**EXERCISE DESCRIPTION**: Would you print the records below from the first line through the line containing "116, bottom: 355", skipping the pictures?

**RECORDS TO PROCESS**:
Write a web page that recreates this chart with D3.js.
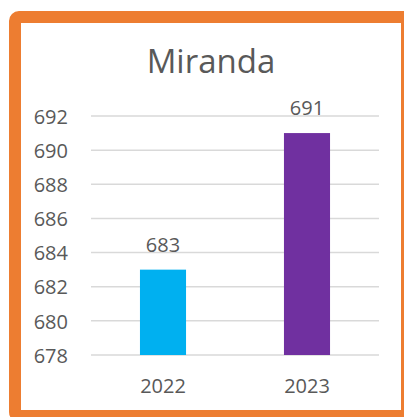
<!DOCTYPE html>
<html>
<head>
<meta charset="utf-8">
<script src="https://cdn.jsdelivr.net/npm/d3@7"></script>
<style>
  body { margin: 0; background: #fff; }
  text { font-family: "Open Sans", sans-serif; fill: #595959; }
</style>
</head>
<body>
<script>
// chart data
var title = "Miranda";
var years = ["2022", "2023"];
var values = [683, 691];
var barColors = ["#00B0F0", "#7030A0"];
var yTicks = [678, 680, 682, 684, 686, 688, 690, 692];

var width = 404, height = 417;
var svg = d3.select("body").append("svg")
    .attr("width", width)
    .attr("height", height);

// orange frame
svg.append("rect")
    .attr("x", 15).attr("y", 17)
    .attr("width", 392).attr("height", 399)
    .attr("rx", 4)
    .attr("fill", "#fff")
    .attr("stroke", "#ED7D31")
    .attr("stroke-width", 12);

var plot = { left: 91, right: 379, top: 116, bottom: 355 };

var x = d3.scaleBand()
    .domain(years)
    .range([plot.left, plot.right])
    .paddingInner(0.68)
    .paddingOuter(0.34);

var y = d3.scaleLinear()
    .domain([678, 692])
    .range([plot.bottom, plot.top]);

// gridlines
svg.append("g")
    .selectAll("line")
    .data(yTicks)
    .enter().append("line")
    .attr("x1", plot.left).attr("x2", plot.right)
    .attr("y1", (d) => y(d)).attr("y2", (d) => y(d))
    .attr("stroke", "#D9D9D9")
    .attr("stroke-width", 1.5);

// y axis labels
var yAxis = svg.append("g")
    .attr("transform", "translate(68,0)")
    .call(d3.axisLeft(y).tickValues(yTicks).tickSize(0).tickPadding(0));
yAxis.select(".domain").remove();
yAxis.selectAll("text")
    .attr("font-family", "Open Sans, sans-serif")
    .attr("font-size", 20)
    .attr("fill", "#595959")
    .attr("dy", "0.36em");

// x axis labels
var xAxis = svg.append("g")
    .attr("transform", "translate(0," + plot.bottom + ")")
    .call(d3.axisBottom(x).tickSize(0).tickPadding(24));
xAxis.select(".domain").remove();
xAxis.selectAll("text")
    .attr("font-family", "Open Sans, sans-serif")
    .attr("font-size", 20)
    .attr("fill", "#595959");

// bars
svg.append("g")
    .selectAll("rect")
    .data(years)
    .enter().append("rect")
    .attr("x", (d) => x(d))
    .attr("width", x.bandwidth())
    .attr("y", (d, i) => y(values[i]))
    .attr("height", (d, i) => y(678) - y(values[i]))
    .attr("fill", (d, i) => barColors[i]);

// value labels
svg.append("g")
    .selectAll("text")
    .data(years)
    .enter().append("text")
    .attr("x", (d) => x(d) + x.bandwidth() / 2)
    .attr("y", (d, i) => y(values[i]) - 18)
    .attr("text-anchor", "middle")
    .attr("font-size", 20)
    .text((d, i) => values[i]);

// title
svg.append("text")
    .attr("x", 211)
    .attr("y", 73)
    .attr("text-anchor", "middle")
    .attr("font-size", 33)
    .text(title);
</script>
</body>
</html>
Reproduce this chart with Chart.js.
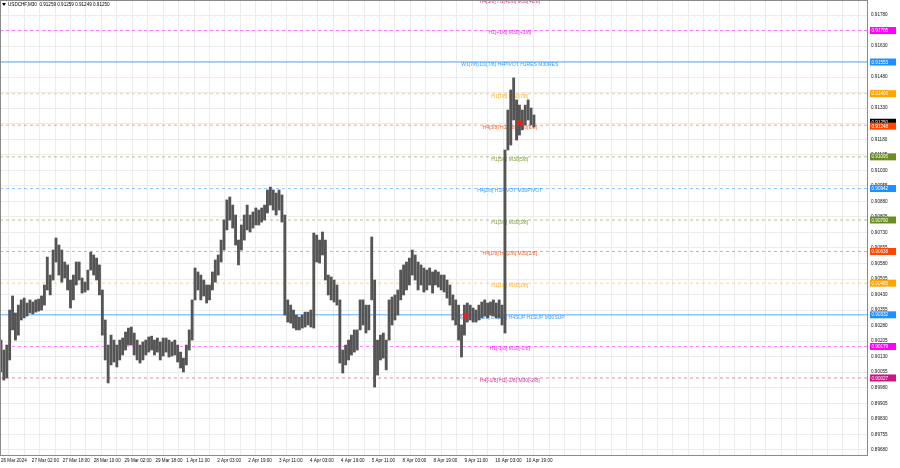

**TASK OUTPUT**:
Write a web page that recreates this chart with D3.js.
<!DOCTYPE html>
<html>
<head>
<meta charset="utf-8">
<script src="https://cdn.jsdelivr.net/npm/d3@7"></script>
<style>
  body { margin: 0; background: #fff; }
  text { font-family: "Open Sans", sans-serif; fill: #595959; }
</style>
</head>
<body>
<script>
// chart data
var title = "Miranda";
var years = ["2022", "2023"];
var values = [683, 691];
var barColors = ["#00B0F0", "#7030A0"];
var yTicks = [678, 680, 682, 684, 686, 688, 690, 692];

var width = 404, height = 417;
var svg = d3.select("body").append("svg")
    .attr("width", width)
    .attr("height", height);

// orange frame
svg.append("rect")
    .attr("x", 15).attr("y", 17)
    .attr("width", 392).attr("height", 399)
    .attr("rx", 4)
    .attr("fill", "#fff")
    .attr("stroke", "#ED7D31")
    .attr("stroke-width", 12);

var plot = { left: 91, right: 379, top: 116, bottom: 355 };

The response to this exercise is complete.